In each CE6, the computed σ^coh and τ^coh are converted to the equivalent nodal force f_coh using a 3-point or 7-point Gaussian integration scheme depending on the required precision of the simulation. When either o_t or s_t is achieved in a CE6, the CE6 is deactivated, and its surfaces are considered as new macroscopic fracture surfaces that are subjected to contact processes.

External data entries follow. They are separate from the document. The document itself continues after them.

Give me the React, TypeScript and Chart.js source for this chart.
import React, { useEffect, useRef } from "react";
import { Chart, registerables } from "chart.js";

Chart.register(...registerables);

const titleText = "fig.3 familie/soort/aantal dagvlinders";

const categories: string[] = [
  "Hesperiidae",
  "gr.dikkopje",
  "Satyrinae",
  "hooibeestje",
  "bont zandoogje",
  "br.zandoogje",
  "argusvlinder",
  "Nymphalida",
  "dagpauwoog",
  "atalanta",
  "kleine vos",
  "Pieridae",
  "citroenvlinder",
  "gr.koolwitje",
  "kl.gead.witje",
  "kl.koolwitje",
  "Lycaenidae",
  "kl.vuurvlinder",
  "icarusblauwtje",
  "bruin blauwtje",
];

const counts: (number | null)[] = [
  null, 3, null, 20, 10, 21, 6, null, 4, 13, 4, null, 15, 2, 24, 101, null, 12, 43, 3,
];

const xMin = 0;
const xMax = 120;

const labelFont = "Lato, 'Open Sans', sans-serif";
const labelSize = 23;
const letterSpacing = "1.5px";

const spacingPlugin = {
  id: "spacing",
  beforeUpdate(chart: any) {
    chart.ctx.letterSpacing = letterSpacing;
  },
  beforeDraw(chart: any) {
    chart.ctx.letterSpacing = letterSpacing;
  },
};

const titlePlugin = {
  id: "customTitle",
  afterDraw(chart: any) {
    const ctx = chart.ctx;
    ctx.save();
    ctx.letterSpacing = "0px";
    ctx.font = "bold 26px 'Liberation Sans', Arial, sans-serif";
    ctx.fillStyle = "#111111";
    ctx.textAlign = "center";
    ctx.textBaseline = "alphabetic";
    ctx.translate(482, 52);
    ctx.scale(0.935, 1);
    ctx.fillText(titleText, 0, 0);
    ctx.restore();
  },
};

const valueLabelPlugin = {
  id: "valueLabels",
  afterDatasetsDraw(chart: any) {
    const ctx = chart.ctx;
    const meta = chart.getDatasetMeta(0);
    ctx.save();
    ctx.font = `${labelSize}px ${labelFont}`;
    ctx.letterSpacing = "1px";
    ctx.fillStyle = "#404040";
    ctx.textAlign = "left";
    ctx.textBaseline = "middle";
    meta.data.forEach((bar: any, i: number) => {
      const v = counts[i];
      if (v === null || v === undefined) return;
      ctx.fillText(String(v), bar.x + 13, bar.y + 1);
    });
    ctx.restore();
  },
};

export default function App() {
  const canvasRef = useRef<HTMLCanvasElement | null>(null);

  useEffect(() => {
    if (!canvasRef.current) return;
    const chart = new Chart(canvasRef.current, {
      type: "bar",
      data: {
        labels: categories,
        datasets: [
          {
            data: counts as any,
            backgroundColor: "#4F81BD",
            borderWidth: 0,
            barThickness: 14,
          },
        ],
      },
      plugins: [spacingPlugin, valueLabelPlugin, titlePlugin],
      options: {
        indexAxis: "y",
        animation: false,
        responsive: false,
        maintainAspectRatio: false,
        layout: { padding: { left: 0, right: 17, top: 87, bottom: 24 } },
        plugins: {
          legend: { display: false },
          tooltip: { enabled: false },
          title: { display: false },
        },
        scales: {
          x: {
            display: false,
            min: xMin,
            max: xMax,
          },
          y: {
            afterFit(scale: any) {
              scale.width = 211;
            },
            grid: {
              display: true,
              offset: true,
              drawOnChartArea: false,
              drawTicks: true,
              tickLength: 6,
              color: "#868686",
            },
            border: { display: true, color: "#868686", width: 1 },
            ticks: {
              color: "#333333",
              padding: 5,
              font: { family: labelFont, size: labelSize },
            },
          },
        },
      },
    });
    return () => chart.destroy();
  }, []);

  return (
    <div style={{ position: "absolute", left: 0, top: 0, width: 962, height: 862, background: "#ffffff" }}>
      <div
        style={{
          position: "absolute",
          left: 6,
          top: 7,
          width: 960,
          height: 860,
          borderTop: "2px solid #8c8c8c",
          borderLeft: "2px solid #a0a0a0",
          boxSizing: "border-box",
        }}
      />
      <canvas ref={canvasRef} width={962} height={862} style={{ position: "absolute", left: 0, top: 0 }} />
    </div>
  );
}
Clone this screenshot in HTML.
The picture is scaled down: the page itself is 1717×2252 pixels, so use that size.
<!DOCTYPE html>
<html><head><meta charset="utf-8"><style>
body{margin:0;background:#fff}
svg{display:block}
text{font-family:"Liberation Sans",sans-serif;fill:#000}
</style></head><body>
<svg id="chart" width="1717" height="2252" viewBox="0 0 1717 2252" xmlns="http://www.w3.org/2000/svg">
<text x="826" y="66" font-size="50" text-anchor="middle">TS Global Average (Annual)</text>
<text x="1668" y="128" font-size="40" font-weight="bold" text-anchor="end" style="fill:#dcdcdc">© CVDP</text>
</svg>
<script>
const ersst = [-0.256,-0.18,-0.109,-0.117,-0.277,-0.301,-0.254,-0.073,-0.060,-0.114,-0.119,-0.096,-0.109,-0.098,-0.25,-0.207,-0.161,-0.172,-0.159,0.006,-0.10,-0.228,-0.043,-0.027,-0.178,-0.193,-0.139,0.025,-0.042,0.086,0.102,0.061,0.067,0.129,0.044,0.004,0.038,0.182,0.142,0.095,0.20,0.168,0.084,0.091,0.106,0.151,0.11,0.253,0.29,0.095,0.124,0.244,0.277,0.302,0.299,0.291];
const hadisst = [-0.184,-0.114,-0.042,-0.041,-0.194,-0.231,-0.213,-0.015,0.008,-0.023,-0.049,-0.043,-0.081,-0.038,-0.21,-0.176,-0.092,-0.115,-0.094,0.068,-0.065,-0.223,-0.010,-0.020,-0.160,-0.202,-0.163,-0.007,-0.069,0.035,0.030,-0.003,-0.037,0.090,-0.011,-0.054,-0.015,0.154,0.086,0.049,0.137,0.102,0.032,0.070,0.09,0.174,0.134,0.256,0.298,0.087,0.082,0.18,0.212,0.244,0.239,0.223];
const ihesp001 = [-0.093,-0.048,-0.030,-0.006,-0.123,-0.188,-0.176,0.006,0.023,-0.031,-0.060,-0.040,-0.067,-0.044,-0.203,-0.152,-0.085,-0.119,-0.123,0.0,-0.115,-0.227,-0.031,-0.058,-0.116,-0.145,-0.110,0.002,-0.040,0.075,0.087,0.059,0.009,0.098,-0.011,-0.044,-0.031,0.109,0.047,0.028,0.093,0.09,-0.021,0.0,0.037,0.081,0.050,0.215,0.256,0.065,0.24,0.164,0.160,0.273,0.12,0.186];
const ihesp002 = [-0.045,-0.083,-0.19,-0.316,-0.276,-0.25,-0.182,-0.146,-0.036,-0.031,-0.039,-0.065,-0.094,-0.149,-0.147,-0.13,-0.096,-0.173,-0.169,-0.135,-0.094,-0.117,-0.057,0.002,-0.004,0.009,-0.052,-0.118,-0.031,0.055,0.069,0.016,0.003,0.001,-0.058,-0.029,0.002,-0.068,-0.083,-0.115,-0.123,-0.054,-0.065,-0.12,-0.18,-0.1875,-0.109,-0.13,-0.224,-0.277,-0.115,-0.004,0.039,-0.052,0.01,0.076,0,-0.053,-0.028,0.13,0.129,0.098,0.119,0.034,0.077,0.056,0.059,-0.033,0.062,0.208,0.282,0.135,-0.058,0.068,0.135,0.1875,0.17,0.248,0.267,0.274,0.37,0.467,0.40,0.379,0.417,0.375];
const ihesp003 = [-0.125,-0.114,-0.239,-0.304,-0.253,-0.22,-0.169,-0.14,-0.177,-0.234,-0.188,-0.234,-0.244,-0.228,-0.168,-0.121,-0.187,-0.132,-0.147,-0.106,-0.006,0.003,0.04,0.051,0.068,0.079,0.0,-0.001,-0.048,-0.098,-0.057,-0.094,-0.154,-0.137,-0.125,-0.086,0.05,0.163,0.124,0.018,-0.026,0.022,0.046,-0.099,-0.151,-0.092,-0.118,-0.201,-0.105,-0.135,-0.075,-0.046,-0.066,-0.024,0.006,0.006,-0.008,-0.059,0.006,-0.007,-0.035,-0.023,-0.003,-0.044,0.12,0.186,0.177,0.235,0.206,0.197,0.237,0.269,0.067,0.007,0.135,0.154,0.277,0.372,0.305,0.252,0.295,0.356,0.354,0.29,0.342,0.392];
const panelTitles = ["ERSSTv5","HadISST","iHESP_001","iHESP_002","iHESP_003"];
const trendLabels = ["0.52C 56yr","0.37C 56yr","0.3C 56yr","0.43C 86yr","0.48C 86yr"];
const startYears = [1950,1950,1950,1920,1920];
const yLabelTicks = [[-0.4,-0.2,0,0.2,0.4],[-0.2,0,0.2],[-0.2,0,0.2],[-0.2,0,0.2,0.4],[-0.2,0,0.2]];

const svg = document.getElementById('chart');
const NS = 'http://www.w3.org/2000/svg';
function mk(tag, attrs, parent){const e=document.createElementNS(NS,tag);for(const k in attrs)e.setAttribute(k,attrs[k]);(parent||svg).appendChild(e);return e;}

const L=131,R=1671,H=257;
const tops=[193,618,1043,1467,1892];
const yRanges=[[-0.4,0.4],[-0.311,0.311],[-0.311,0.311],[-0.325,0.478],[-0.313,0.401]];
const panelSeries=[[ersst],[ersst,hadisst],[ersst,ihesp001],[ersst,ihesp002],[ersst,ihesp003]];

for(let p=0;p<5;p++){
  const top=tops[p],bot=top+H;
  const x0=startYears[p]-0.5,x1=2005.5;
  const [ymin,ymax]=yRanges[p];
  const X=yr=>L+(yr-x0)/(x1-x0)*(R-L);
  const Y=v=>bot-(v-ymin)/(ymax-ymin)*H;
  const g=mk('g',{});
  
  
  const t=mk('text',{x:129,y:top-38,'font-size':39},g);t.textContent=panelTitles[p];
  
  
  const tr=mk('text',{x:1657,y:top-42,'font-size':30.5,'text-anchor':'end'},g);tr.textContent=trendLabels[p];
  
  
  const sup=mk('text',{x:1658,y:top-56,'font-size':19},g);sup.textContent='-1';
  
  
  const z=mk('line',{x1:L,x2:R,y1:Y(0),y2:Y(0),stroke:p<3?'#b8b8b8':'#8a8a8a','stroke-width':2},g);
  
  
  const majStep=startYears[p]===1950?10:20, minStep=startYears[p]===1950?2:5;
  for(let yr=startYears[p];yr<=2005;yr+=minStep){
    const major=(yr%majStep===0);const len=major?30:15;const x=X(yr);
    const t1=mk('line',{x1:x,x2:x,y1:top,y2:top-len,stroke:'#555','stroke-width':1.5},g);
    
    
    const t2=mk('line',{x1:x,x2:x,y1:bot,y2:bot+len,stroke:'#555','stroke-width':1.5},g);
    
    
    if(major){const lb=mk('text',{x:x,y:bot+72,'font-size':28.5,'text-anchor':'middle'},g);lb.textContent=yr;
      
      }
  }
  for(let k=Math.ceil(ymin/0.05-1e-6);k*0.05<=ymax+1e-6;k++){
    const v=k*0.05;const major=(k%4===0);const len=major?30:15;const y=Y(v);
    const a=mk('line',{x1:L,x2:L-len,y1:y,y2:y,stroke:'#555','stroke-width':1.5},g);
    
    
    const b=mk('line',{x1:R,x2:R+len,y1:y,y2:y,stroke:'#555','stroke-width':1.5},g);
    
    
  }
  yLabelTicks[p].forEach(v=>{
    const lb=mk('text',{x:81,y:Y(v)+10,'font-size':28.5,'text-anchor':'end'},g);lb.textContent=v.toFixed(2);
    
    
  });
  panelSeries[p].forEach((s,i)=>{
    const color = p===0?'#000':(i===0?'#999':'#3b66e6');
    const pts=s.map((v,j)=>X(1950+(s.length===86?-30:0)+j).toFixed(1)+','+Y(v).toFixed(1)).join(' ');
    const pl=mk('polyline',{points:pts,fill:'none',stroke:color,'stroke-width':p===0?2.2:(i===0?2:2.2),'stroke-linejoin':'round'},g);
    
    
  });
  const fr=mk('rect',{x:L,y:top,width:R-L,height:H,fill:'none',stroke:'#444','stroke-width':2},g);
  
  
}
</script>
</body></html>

The contact processes between the material surfaces, including the new macroscopic fractures created by the separation of each CE6, are modelled by the penalty method (Munjiza 2004); a complete and excellent explanation of the method is given in the literature (Munjiza 2004). As a brief explanation, when any two TET4s subjected to contact detection (see Sect. 2.2 for the implementation of contact detection in the framework of GPGPU) are found to overlap each other, the contact potential due to the overlapping of the two TET4s (i.e., the contacting couple) is exactly computed. The normal contact force, f_{con_n}, is then computed for each contacting couple, which acts normally to the contact surface and is proportional to the contact potential. The proportional factor is called the normal “contact penalty”, P_{n_con}. After the normal contact force, f_{con_n}, and its acting point are obtained, the nominal normal overlap, o_n, and relative displacement vector, Δu_slide, at the acting point of f_{con_n} are readily computed. The contact damping model proposed by An and Tannant (2007) (Fig. 2) can also be applied if the role of contact damping is very important. When this scheme is applied, the normal contact force, f_{con_n}, described above is regarded as a trial contact force, (f_{con_n})^try, and a trial contact stress (σ_{con_n})^try is then computed by dividing (f_{con_n})^try by the contact area, A_con. Equation (15) is then used to determine the contact stress σ_{con_n}:

$$\sigma_{{{\text{con\_n}}}} = \left\{ {\begin{array}{*{20}c} {{\text{Minimum}}\left( {\left( {\sigma_{{{\text{con\_n}}}} } \right)^{\text{try}} ,T} \right){\text{ during the increase of }}o_{\text{n}} ({\text{Loading}})} \\ {T\left( {o_{\text{n}} /o_{n\_\hbox{max} } } \right)^{b} {\text{during the decrease of }}o_{\text{n}} ({\text{Unloading}})} \\ \end{array} ,} \right.$$

(15)

where T is the transition force, b is the exponent, and o_{n_max} is the maximum value of o_n experienced during the loading process at the contact. T limits σ_{con_n} and defines the transition between a linearly elastic stress–displacement relationship and a ‘recoverable’ displacement at a constant contact stress. The values of T may be related to the physical properties of rocks, such as the uniaxial compressive strength. The exponent b adjusts the power of the damping function that is applied to the rebound or extension phase of the contact. The value of the exponent has an effect on the energy loss during an impact event. A similar contact damping model is implemented in the 2D Y-Geo code in the framework of the FDEM, in which only b is considered (Mahabadi et al. 2012). After σ_{con_n} is computed using Eq. (15), it is converted to f_{con_n} (= A_con × σ_{con_n}). The verification of the implemented contact damping is discussed in Sect. 3.1. After f_{con_n} is determined, the magnitude of the tangential contact force vector, |f_{con_tan}|, is computed according to the classical Coulomb friction law. The |f_{con_tan}| is computed based on Eq. (16):

$$\left\| {{\mathbf{f}}_{{{\text{con\_tan}}}} } \right\| = \mu_{\text{fric}} f_{{{\text{con\_n}}}} ,$$

(16)

where μ_fric is the friction coefficient between the contact surfaces. The tangential contact force, f_{con_tan}, is applied parallel to the contact surface in the opposite direction to Δu_slide. The verification of the implementation of the contact friction, which is important in any simulation of fracturing due to quasi-static loading, is discussed in Sect. 3.1. In each contacting couple, the contact force is converted to the equivalent nodal force f_con (Munjiza 2004).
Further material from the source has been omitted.